I disagree. In TOS S2 - "Journey To Babel" - they wanted to admit Coradin because it had Dilithium and was being illegally raided/mined by certain member worlds (or those worlds were purchasing Dilithium from the raiders (possibly Orion Pirates).

In the TNG era, you had Bajor - which the Federation let Cardassia hold until after a Treaty to end the Fed/Cardassian War - but my point? The Federation WANTED to admit Bajor BECAUSE of its strategic location (Read: Close to Cardassia and the Wormhole) - EVEN THOUGH it was still an internally non-unified world (it's provisional governments were consistently being violently overthrown see DS9 S2 - "The Circle"); and the only reason Bajor wasn't joining was because its Religious orders in the Vedic Assembly WANTED the Federation to provide certain things (which was why they allowed Starfleet joint control of DS9 with them). So yeah, even in the 24th century; if a world had something the Feds wanted/needed; certain membership requirements were annulled.
 
The admission of Coridan was indeed a topic of much contention.

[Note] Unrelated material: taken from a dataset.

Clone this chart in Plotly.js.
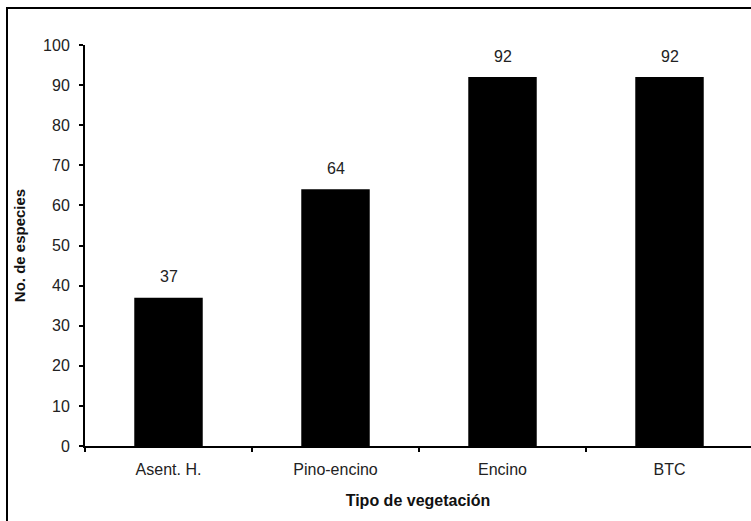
<!DOCTYPE html>
<html>
<head>
<meta charset="utf-8">
<script src="https://cdn.plot.ly/plotly-3.0.1.min.js"></script>
<style>
  html, body { margin: 0; padding: 0; background: #fff; overflow: hidden; }
  #wrap { position: relative; width: 751px; height: 521px; }
  #chart { position: absolute; left: 0; top: 0; width: 751px; height: 521px; }
  #frame { position: absolute; left: 6px; top: 7px; width: 900px; height: 700px;
           border: 2px solid #000; pointer-events: none; }
</style>
</head>
<body>
<div id="wrap">
  <div id="chart"></div>
  <div id="frame"></div>
</div>
<script>
const categories = ["Asent. H.", "Pino-encino", "Encino", "BTC"];
const especies = [37, 64, 92, 92];
const yTickValues = [0, 10, 20, 30, 40, 50, 60, 70, 80, 90, 100];

const FONT = "Arial, 'Liberation Sans', sans-serif";

const trace = {
  type: "bar",
  x: categories,
  y: especies,
  width: 0.41,
  marker: { color: "#000000", line: { width: 0 } },
  hoverinfo: "skip"
};

const annotations = categories.map((c, i) => ({
  x: c, y: especies[i], xref: "x", yref: "y",
  text: String(especies[i]), showarrow: false,
  yanchor: "middle", yshift: 21,
  font: { family: FONT, size: 16, color: "#222" }
}));

const plotWidth = 751 - 85;
const catWidth = 167;

const layout = {
  width: 751, height: 521,
  margin: { l: 85, r: 0, t: 45, b: 75, pad: 0 },
  paper_bgcolor: "#ffffff",
  plot_bgcolor: "#ffffff",
  showlegend: false,
  font: { family: FONT, color: "#222" },
  xaxis: {
    type: "category",
    range: [-0.5, -0.5 + plotWidth / catWidth],
    showline: true, linecolor: "#000", linewidth: 2,
    showgrid: false, zeroline: false,
    ticks: "outside", tickson: "boundaries", ticklen: 4, tickwidth: 2, tickcolor: "#000",
    ticklabelstandoff: 8,
    tickfont: { family: FONT, size: 16, color: "#222" },
    title: { text: "<b>Tipo de vegetación</b>", standoff: 18,
             font: { family: FONT, size: 16, color: "#111" } },
    automargin: false
  },
  yaxis: {
    range: [0, 100],
    tickvals: yTickValues,
    showline: true, linecolor: "#000", linewidth: 2,
    showgrid: false, zeroline: false,
    ticks: "outside", ticklen: 4, tickwidth: 2, tickcolor: "#000",
    ticklabelstandoff: 6,
    tickfont: { family: FONT, size: 16, color: "#222" },
    title: { text: "<b>No. de especies</b>", standoff: 14,
             font: { family: FONT, size: 15, color: "#111" } },
    automargin: false
  },
  annotations: annotations
};

Plotly.newPlot("chart", [trace], layout, { displayModeBar: false, staticPlot: true });
</script>
</body>
</html>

As for Bajor...their strategic role developed as a consequence of the revelation of the Celestial Temple of the Prophets as both real and a stable wormhole connection to the Gamma Quadrant.
 
The admission of Coridan was indeed a topic of much contention.

As for Bajor...their strategic role developed as a consequence of the revelation of the Celestial Temple of the Prophets as both real and a stable wormhole connection to the Gamma Quadrant.
Without the wormhole and Sisko, Bajor would be admitted to the Federation sooner rather than later.
 
Unless the numbers are not sequential.

Also, any one else like the flag officer's uniform?
Hmm... Maybe starbases are numbered based on stardate math. :whistle:
So I'm rewatching TOS at the moment and I'm struggling to see the similarities between SNW and TOS in terms of story telling.

100% can see the aesthetic match ups, various references (the ceremony in Spock Amok being a callback to Amok Time), but the tone and story structure just doesn't feel like it to me at all.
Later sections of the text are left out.